Wegmans Food Markets plans to phase out single-use plastic bags companywide by the end of 2022.
With the move, Rochester, N.Y.-based Wegmans said it aims to shift all customers to reusable shopping bags, which it described as “the best option to solve the environmental challenge of single-use grocery bags.” Currently, the supermarket chain has eliminated the plastic bags in 61 of its 106 stores, including all New York locations plus selected stores in Virginia, Massachusetts and Maryland.
Wegmans added that it’s slated to transition out of single-use plastic and paper bags at all nine of its New Jersey stores on May 4, in line with the state’s bag ban.
“We understand shoppers are accustomed to receiving plastic bags at checkout and losing that option requires a significant change. We are here to help our customers with this transition as we focus on doing what’s right for the environment,” Jason Wadsworth, category merchant for packaging, energy and sustainability at Wegmans, said in a statement. “As we’ve encountered plastic bag legislation in numerous markets, we’ve learned there’s more we can do, and a bigger impact we can make, together with our customers.”
Wegmans noted that it will take a phased approach to removing single-use plastic bags at its remaining 45 stores throughout the second half of 2022 to accommodate the supply of paper and reusable bags. The chain said all new stores will open with paper bags as the only single-use bag option.
To spur the use of reusable shopping bags, Wegmans will charge five cents per paper bag, an approach that the company said worked New York and other markets. In stores where the company has already stopping using plastic bags, paper bags are used for 20% to 25% of transactions on average, with the remaining 75% to 80% of transactions using reusable bags or no bag at all.
The elimination of plastic bags from the remaining Wegmans stores and shift to reusable bags will prevent about 345,000,000 single-use bags from going into circulation over the course of a year, the regional grocer said. The amount collected from the bag charge will be donated to each store’s local food bank and United Way. In 2021, Wegmans collected and donated more than $1.7 million from the bag fee.
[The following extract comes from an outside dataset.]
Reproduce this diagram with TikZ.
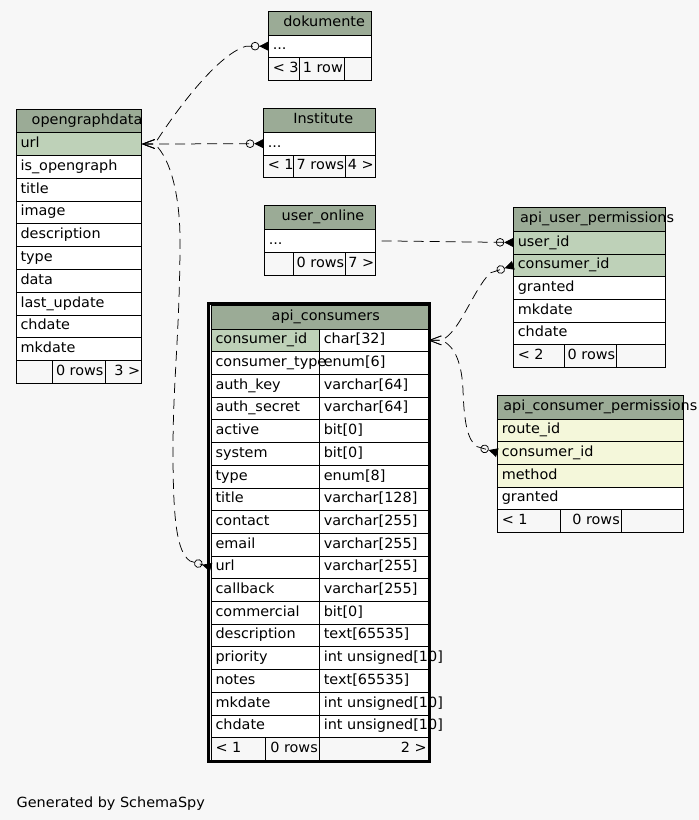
\documentclass[tikz,border=0pt]{standalone}
\usepackage{fontspec}
\setmainfont{DejaVu Sans}[FakeStretch=1.03]
\usetikzlibrary{arrows.meta,calc}
\definecolor{hdr}{HTML}{9BAB96}
\definecolor{pkc}{HTML}{BED1B8}
\definecolor{idx}{HTML}{F4F7DA}
\definecolor{bgc}{HTML}{F7F7F7}
\pgfdeclarelayer{cells}
\pgfsetlayers{cells,main}
\tikzset{
  cellbox/.style={draw=black, line width=0.75pt, anchor=north west, inner sep=0pt, outer sep=0pt},
  celltxt/.style={inner sep=0pt, outer sep=0pt, anchor=west, text height=10.5pt, text depth=3.5pt, font=\fontsize{14}{16}\selectfont},
  rel/.style={draw=black, line width=0.75pt, dash pattern=on 10pt off 6pt},
  relarrows/.style={arrows={Straight Barb[length=12pt,width=9pt,line width=0.75pt]-Circle[open,length=8.5pt,width=8.5pt,line width=0.75pt] Triangle[reversed,length=9pt,width=9pt]}},
  manyonly/.style={arrows={-Circle[open,length=8.5pt,width=8.5pt,line width=0.75pt] Triangle[reversed,length=9pt,width=9pt]}}
}
% cell: name, x1, y1, x2, y2, fill, text (left aligned)
\newcommand\tcell[7]{%
  \pgfmathsetmacro\cw{#4-#2}\pgfmathsetmacro\ch{#5-#3}%
  \begin{pgfonlayer}{cells}\node[cellbox,fill=#6,minimum width=\cw pt,minimum height=\ch pt] (#1) at (#2,#3) {};\end{pgfonlayer}%
  \node[celltxt] (#1-t) at ([xshift=4.5pt]#1.west) {#7};}
% footer cell, right aligned text
\newcommand\rcell[6]{%
  \pgfmathsetmacro\cw{#4-#2}\pgfmathsetmacro\ch{#5-#3}%
  \begin{pgfonlayer}{cells}\node[cellbox,fill=bgc,minimum width=\cw pt,minimum height=\ch pt] (#1) at (#2,#3) {};\end{pgfonlayer}%
  \node[celltxt,anchor=east] (#1-t) at ([xshift=-1.5pt]#1.east) {#6};}
% title: name, x1, y1, x2, y2, text x, text
\newcommand\ttitle[7]{%
  \pgfmathsetmacro\cw{#4-#2}\pgfmathsetmacro\ch{#5-#3}\pgfmathsetmacro\cy{(#3+#5)/2}%
  \begin{pgfonlayer}{cells}\node[cellbox,fill=hdr,minimum width=\cw pt,minimum height=\ch pt] (#1) at (#2,#3) {};\end{pgfonlayer}%
  \node[celltxt] (#1-t) at (#6,\cy) {#7};}
\begin{document}
\begin{tikzpicture}[x=1pt,y=-1pt]
\useasboundingbox (0,0) rectangle (699,820);
\begin{pgfonlayer}{cells}\fill[bgc] (0,0) rectangle (699,820);\end{pgfonlayer}

% dokumente
\ttitle{doku-h}{268.3}{11}{371}{35}{283.3}{dokumente}
\tcell{doku-r1}{268.3}{35}{371}{57.3}{white}{...}
\tcell{doku-f1}{268.3}{57.3}{299.7}{80.3}{bgc}{< 3}
\rcell{doku-f2}{299.7}{57.3}{344.3}{80.3}{1 row}
\rcell{doku-f3}{344.3}{57.3}{371}{80.3}{}

% Institute
\ttitle{inst-h}{263.3}{108.3}{375.3}{132.3}{293.3}{Institute}
\tcell{inst-r1}{263.3}{132.3}{375.3}{155}{white}{...}
\tcell{inst-f1}{263.3}{155}{293.3}{177.3}{bgc}{< 1}
\rcell{inst-f2}{293.3}{155}{345.7}{177.3}{7 rows}
\rcell{inst-f3}{345.7}{155}{375.3}{177.3}{4 >}

% opengraphdata
\ttitle{ogd-h}{16}{109}{141.7}{132.7}{31.7}{opengraphdata}
\tcell{ogd-r1}{16}{132.7}{141.7}{155.3}{pkc}{url}
\tcell{ogd-r2}{16}{155.3}{141.7}{178.7}{white}{is\_opengraph}
\tcell{ogd-r3}{16}{178.7}{141.7}{201}{white}{title}
\tcell{ogd-r4}{16}{201}{141.7}{223.7}{white}{image}
\tcell{ogd-r5}{16}{223.7}{141.7}{246.7}{white}{description}
\tcell{ogd-r6}{16}{246.7}{141.7}{269.3}{white}{type}
\tcell{ogd-r7}{16}{269.3}{141.7}{292}{white}{data}
\tcell{ogd-r8}{16}{292}{141.7}{315}{white}{last\_update}
\tcell{ogd-r9}{16}{315}{141.7}{337.7}{white}{chdate}
\tcell{ogd-r10}{16}{337.7}{141.7}{360.3}{white}{mkdate}
\tcell{ogd-f1}{16}{360.3}{52.7}{383.3}{bgc}{}
\rcell{ogd-f2}{52.7}{360.3}{105}{383.3}{0 rows}
\rcell{ogd-f3}{105}{360.3}{141.7}{383.3}{3 >}

% user_online
\ttitle{uo-h}{264.3}{205}{375.7}{229.3}{281.7}{user\_online}
\tcell{uo-r1}{264.3}{229.3}{375.7}{252.3}{white}{...}
\tcell{uo-f1}{264.3}{252.3}{293.3}{275}{bgc}{}
\rcell{uo-f2}{293.3}{252.3}{345.7}{275}{0 rows}
\rcell{uo-f3}{345.7}{252.3}{375.7}{275}{7 >}

% api_user_permissions
\ttitle{aup-h}{513.3}{207.3}{665}{231}{520}{api\_user\_permissions}
\tcell{aup-r1}{513.3}{231}{665}{254}{pkc}{user\_id}
\tcell{aup-r2}{513.3}{254}{665}{276.7}{pkc}{consumer\_id}
\tcell{aup-r3}{513.3}{276.7}{665}{299.3}{white}{granted}
\tcell{aup-r4}{513.3}{299.3}{665}{322}{white}{mkdate}
\tcell{aup-r5}{513.3}{322}{665}{344.7}{white}{chdate}
\tcell{aup-f1}{513.3}{344.7}{564}{367.3}{bgc}{< 2}
\rcell{aup-f2}{564}{344.7}{616.7}{367.3}{0 rows}
\rcell{aup-f3}{616.7}{344.7}{665}{367.3}{}

% api_consumers
\ttitle{ac-h}{211}{305}{428.3}{329}{271.7}{api\_consumers}
\tcell{ac-n1}{211}{329}{319.3}{351.7}{pkc}{consumer\_id}
\tcell{ac-v1}{319.3}{329}{428.3}{351.7}{white}{char[32]}
\tcell{ac-n2}{211}{351.7}{319.3}{374.4}{white}{consumer\_type}
\tcell{ac-v2}{319.3}{351.7}{428.3}{374.4}{white}{enum[6]}
\tcell{ac-n3}{211}{374.4}{319.3}{397.1}{white}{auth\_key}
\tcell{ac-v3}{319.3}{374.4}{428.3}{397.1}{white}{varchar[64]}
\tcell{ac-n4}{211}{397.1}{319.3}{419.8}{white}{auth\_secret}
\tcell{ac-v4}{319.3}{397.1}{428.3}{419.8}{white}{varchar[64]}
\tcell{ac-n5}{211}{419.8}{319.3}{442.5}{white}{active}
\tcell{ac-v5}{319.3}{419.8}{428.3}{442.5}{white}{bit[0]}
\tcell{ac-n6}{211}{442.5}{319.3}{465.2}{white}{system}
\tcell{ac-v6}{319.3}{442.5}{428.3}{465.2}{white}{bit[0]}
\tcell{ac-n7}{211}{465.2}{319.3}{487.9}{white}{type}
\tcell{ac-v7}{319.3}{465.2}{428.3}{487.9}{white}{enum[8]}
\tcell{ac-n8}{211}{487.9}{319.3}{510.6}{white}{title}
\tcell{ac-v8}{319.3}{487.9}{428.3}{510.6}{white}{varchar[128]}
\tcell{ac-n9}{211}{510.6}{319.3}{533.3}{white}{contact}
\tcell{ac-v9}{319.3}{510.6}{428.3}{533.3}{white}{varchar[255]}
\tcell{ac-n10}{211}{533.3}{319.3}{556}{white}{email}
\tcell{ac-v10}{319.3}{533.3}{428.3}{556}{white}{varchar[255]}
\tcell{ac-n11}{211}{556}{319.3}{578.7}{white}{url}
\tcell{ac-v11}{319.3}{556}{428.3}{578.7}{white}{varchar[255]}
\tcell{ac-n12}{211}{578.7}{319.3}{601.4}{white}{callback}
\tcell{ac-v12}{319.3}{578.7}{428.3}{601.4}{white}{varchar[255]}
\tcell{ac-n13}{211}{601.4}{319.3}{624.1}{white}{commercial}
\tcell{ac-v13}{319.3}{601.4}{428.3}{624.1}{white}{bit[0]}
\tcell{ac-n14}{211}{624.1}{319.3}{646.8}{white}{description}
\tcell{ac-v14}{319.3}{624.1}{428.3}{646.8}{white}{text[65535]}
\tcell{ac-n15}{211}{646.8}{319.3}{669.5}{white}{priority}
\tcell{ac-v15}{319.3}{646.8}{428.3}{669.5}{white}{int unsigned[10]}
\tcell{ac-n16}{211}{669.5}{319.3}{692.2}{white}{notes}
\tcell{ac-v16}{319.3}{669.5}{428.3}{692.2}{white}{text[65535]}
\tcell{ac-n17}{211}{692.2}{319.3}{714.9}{white}{mkdate}
\tcell{ac-v17}{319.3}{692.2}{428.3}{714.9}{white}{int unsigned[10]}
\tcell{ac-n18}{211}{714.9}{319.3}{737.6}{white}{chdate}
\tcell{ac-v18}{319.3}{714.9}{428.3}{737.6}{white}{int unsigned[10]}
\tcell{ac-f1}{211}{737.6}{265.3}{760}{bgc}{< 1}
\rcell{ac-f2}{265.3}{737.6}{319.3}{760}{0 rows}
\rcell{ac-f3}{319.3}{737.6}{428.3}{760}{2 >}
\draw[line width=2.3pt] (208.6,303.4) rectangle (429.5,761.4);

% api_consumer_permissions
\ttitle{acp-h}{497.3}{395}{683.3}{419}{503.3}{api\_consumer\_permissions}
\tcell{acp-r1}{497.3}{419}{683.3}{441.3}{idx}{route\_id}
\tcell{acp-r2}{497.3}{441.3}{683.3}{464}{idx}{consumer\_id}
\tcell{acp-r3}{497.3}{464}{683.3}{487}{idx}{method}
\tcell{acp-r4}{497.3}{487}{683.3}{509.7}{white}{granted}
\tcell{acp-f1}{497.3}{509.7}{560.7}{532.3}{bgc}{< 1}
\rcell{acp-f2}{560.7}{509.7}{621.3}{532.3}{0 rows}
\rcell{acp-f3}{621.3}{509.7}{683.3}{532.3}{}

% connectors
\draw[rel,relarrows] (ogd-r1.east) -- ++(13,0) .. controls (170,120) and (215,55) .. ($(doku-r1.west)+(-22,0)$) -- (doku-r1.west);
\draw[rel,relarrows] (ogd-r1.east) -- ++(13,0) -- (inst-r1.west);
\draw[rel,relarrows] (ogd-r1.east) -- ++(13,0) .. controls (172,160) and (180,200) .. (180,240) .. controls (180,330) and (173,380) .. (173,450) .. controls (173,522) and (177,552) .. (190,561) -- (ac-n11.west);
\draw[rel,manyonly,shorten <=6pt] (uo-r1.east) -- (aup-r1.west);
\draw[rel,relarrows] (ac-v1.east) -- ++(13,0) .. controls (460,332) and (472,292) .. (490,273) -- (aup-r2.west);
\draw[rel,relarrows] (ac-v1.east) -- ++(13,0) .. controls (456,346) and (462,366) .. (463,390) .. controls (464,420) and (467,440) .. (477,446.6) -- (acp-r2.west);

\node[celltxt,anchor=base west] (gen) at (16.7,807.3) {Generated by SchemaSpy};
\end{tikzpicture}
\end{document}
Wegmans has taken a proactive approach as retailers nationwide eschew single-use shopping bags. In 2019, the grocery chain — ahead of an impending plastic bag ban in New York state — piloted the removal of plastic bags at its stores in Ithaca and Corning, N.Y., as well as in Richmond, Va., stores. Wegmans said the New York pilot was designed to gauge impact of eliminating plastic bags, ease the transition for shoppers and associates, and encourage customers to adopt reusable bags, whereas the Richmond pilot focused on helping customers make the switch when legislation wasn’t the driving factor. In New York, Wegmans ended up eliminating plastic bags at all of its New York stores in January 2020, before the state’s ban took effect that March.
The phaseout of plastic shopping bags is part of Wegmans’ effort scale back the use of single-use plastics. The company said it aims to reduce its in-store plastic packaging made from fossil fuels, along with other single-use plastics, by 10 million pounds by 2024. Overall, Wegmans operates stores in New York, Pennsylvania, New Jersey, Virginia, Maryland, Massachusetts, and North Carolina.